Yellow-crested helmetshrike
- Conservation status: Vulnerable (IUCN 3.1)

Scientific classification
- Kingdom: Animalia
- Phylum: Chordata
- Class: Aves
- Order: Passeriformes
- Family: Vangidae
- Genus: Prionops
- Species: P. alberti
- Binomial name: Prionops alberti Schouteden, 1933

= Yellow-crested helmetshrike =

- Genus: Prionops
- Species: alberti
- Authority: Schouteden, 1933
- Conservation status: VU

Species of bird

The yellow-crested helmetshrike (Prionops alberti) or King Albert's helmetshrike is a species of bird in the Vanga family Vangidae. This large, striking helmetshrike is unique in its black plumage and bright yellow crest. Though this species has been encountered broadly across the mountains of the eastern Democratic Republic of the Congo, there is still much to learn about this species. It is rarely reported due to the majority of its distribution occurring in relatively remote regions within the Albertine Rift, an area with ongoing armed conflict.

==Description==

===Appearance===

Adults are generally all black with a bright yellow or gold crest (sometimes described as a "helmet"), with the yellow extending across the entire top half of the head above the eyeline and extending backwards behind the eye. The greenish-yellow irides are surrounded by an orange eye-wattle; the bill, like the plumage, is black, though the legs and feet are reported to be light red. Individuals can be quite variable in terms of crest color, ranging from grayish-white to pale yellowish to bright gold, with variation possibly attributable either to individual variation or to wear. "Berlioz" (likely Jacques Berlioz) communicated that the yellow pigments in the crest feathers are "soluble in benzine, alcohol, and to some extent even in water". Some birds also have varying amount of gray or white in the webbing of the primaries, but some birds are wholly black.
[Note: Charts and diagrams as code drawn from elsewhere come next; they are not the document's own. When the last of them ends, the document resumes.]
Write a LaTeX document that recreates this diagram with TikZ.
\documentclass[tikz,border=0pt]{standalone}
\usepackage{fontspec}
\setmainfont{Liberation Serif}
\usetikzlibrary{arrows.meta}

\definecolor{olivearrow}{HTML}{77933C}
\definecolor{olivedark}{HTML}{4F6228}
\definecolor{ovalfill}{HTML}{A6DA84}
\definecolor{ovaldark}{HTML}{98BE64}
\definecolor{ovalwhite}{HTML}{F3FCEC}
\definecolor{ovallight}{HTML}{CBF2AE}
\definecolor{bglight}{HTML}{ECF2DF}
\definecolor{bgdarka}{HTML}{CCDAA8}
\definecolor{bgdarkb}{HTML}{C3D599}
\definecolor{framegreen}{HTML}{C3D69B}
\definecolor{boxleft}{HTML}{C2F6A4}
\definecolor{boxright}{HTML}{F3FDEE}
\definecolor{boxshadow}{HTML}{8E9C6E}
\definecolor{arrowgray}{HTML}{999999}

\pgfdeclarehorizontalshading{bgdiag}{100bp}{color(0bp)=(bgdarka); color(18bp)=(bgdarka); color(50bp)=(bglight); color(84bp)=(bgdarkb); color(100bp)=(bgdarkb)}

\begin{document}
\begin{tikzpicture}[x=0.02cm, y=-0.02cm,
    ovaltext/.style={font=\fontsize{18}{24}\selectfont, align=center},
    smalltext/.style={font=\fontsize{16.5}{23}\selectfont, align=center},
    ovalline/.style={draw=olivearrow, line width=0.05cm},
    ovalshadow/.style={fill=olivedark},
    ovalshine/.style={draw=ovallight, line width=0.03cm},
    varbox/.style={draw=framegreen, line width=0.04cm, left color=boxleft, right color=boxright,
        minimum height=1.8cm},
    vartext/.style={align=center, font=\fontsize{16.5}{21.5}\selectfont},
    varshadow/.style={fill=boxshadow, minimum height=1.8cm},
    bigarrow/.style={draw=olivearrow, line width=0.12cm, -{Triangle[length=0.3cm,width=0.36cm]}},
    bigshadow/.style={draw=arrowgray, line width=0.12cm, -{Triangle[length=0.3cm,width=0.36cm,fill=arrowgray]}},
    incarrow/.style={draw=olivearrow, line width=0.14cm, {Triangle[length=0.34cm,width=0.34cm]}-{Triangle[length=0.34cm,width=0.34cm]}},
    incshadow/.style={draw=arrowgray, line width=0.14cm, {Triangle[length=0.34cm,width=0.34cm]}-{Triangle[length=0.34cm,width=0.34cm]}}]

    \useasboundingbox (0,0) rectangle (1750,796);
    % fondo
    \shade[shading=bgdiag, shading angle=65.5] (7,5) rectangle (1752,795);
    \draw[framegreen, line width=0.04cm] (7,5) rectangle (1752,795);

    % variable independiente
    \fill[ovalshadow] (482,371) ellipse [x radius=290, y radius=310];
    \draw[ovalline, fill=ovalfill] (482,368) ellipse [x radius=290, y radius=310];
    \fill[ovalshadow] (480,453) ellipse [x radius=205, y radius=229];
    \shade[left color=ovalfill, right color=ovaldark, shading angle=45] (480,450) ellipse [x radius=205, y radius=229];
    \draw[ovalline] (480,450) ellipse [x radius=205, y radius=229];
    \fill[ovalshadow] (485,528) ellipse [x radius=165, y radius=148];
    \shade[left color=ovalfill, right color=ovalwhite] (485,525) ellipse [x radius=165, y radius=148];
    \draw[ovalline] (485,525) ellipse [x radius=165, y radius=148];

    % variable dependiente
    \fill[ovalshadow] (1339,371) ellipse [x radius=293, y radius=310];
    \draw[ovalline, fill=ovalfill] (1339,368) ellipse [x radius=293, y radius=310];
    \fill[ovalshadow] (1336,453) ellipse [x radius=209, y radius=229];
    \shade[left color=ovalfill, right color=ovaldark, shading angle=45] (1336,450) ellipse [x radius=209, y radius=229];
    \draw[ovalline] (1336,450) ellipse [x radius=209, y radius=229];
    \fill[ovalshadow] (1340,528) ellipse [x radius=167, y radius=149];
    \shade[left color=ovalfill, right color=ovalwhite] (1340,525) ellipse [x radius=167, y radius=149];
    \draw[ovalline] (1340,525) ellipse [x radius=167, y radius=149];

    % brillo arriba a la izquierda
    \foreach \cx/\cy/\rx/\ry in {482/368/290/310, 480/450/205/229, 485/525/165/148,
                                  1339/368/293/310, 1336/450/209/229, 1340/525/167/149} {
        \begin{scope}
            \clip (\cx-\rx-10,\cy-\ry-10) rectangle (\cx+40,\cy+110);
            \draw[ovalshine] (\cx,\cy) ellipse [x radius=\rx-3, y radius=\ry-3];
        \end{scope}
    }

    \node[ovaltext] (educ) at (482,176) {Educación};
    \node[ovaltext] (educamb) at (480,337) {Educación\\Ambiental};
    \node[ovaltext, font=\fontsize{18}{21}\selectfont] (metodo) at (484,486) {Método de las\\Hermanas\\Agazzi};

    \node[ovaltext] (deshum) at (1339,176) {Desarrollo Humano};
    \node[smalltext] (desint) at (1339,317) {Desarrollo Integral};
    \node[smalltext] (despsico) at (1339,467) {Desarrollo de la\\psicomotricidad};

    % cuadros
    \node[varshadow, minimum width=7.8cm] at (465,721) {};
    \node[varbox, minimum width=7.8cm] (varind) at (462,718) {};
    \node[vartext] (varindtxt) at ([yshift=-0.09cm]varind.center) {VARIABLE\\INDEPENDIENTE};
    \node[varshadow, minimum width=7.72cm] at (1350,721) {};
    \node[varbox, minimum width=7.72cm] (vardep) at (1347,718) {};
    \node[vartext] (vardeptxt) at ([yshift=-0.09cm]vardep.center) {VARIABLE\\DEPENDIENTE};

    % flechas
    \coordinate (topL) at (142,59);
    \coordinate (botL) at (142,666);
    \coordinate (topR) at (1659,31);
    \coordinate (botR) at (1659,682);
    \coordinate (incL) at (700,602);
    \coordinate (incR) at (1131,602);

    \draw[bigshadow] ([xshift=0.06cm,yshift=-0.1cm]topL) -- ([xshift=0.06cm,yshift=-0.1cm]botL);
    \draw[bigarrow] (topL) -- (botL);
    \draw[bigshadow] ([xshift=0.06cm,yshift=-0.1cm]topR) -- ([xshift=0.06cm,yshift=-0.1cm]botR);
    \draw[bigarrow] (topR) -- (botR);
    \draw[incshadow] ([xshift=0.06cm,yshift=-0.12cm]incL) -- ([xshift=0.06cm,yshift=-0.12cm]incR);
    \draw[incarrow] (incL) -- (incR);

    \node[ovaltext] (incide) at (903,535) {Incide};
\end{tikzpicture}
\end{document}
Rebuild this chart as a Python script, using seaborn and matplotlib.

Young birds have whitish crowns that appear dirty or faintly yellow. The bills of juveniles are likely light red, not black.

Sexually monomorphic.

===Vocalizations===

The call has been described as a two-parted "tlu-uk" or "clu-uk" in the field, repeated as many as six times. Responds strongly to alarm calls from other individuals.

==Taxonomy==

The yellow-crested helmetshrike is a member of the family Vangidae. This species, along with other members of the genus Prionops, was formerly considered a member of the family Malaconotidae. Little is known about this species, and its taxonomic placement within the genus Prionops is uncertain. It is a monotypic species. Its specific epithet comes from King Albert I of Belgium, as the species' type locality was located what was then the Belgian Congo.

==Distribution and habitat==

===Distribution===

It is endemic to the Democratic Republic of the Congo, with all confirmed records found from the Lendu Plateau west of Lake Mwitanzige (also known as Lake Albert) in the north to Mount Kabobo in the south. It has been suspected to occur outside of the Democratic Republic of the Congo, as the type specimen is from Mount Mikeno near the border between the Democratic Republic of the Congo and Uganda, and a sight record of a flock exists from nearby Mount Nyiragongo. Furthermore, a hypothetical sight record exists for Bwindi Impenetrable Forest in Uganda.

===Habitat===

Its natural habitat is subtropical or tropical moist montane forest in the Albertine Rift, largely between the elevations of 1120–2500 m in elevation. Birds have been reported foraging in Hagenia trees on Mount Kahuzi. However, the type specimen was found dead ("mummified") on the summit of Mount Mikeno at 4,400 m in elevation; this record is both above the montane forest zone usually inhabited by this species and it is one of the most remote records of the species, leading to speculation that this is an extralimital individual. It has been suspected that this species may undertake seasonal altitudinal migration.

==Behavior==

===Foraging and general behaviour===

The species is insectivorous, actively searching and hunting for arthropods in fast-moving groups of up to 14-20 individuals in the forest canopy, similar to other Prionops. So far as is known, this species is non-migratory, but elevational movements may occur seasonally.

===Reproduction===

The nest is undescribed.

Chapin suspected that the species does not have a small, discrete breeding season in the northern part of its distribution. Juvenile birds have been reported from Lutunguru, North Kivu between mid-August and October, leading Alexandre Prigogine to suspect that eggs are laid sometime in June or July.

==Conservation==

It is threatened by habitat loss.

As of 2024, the species is considered vulnerable by the International Union for Conservation of Nature.

The yellow-crested helmetshrike, previously categorized as a lost species, was rediscovered by biologist Michael Harvey's team during a six-week expedition to the Itombwe Mountains in December 2023. They encountered 18 of the elusive birds in three locations, suggesting a potentially healthy population.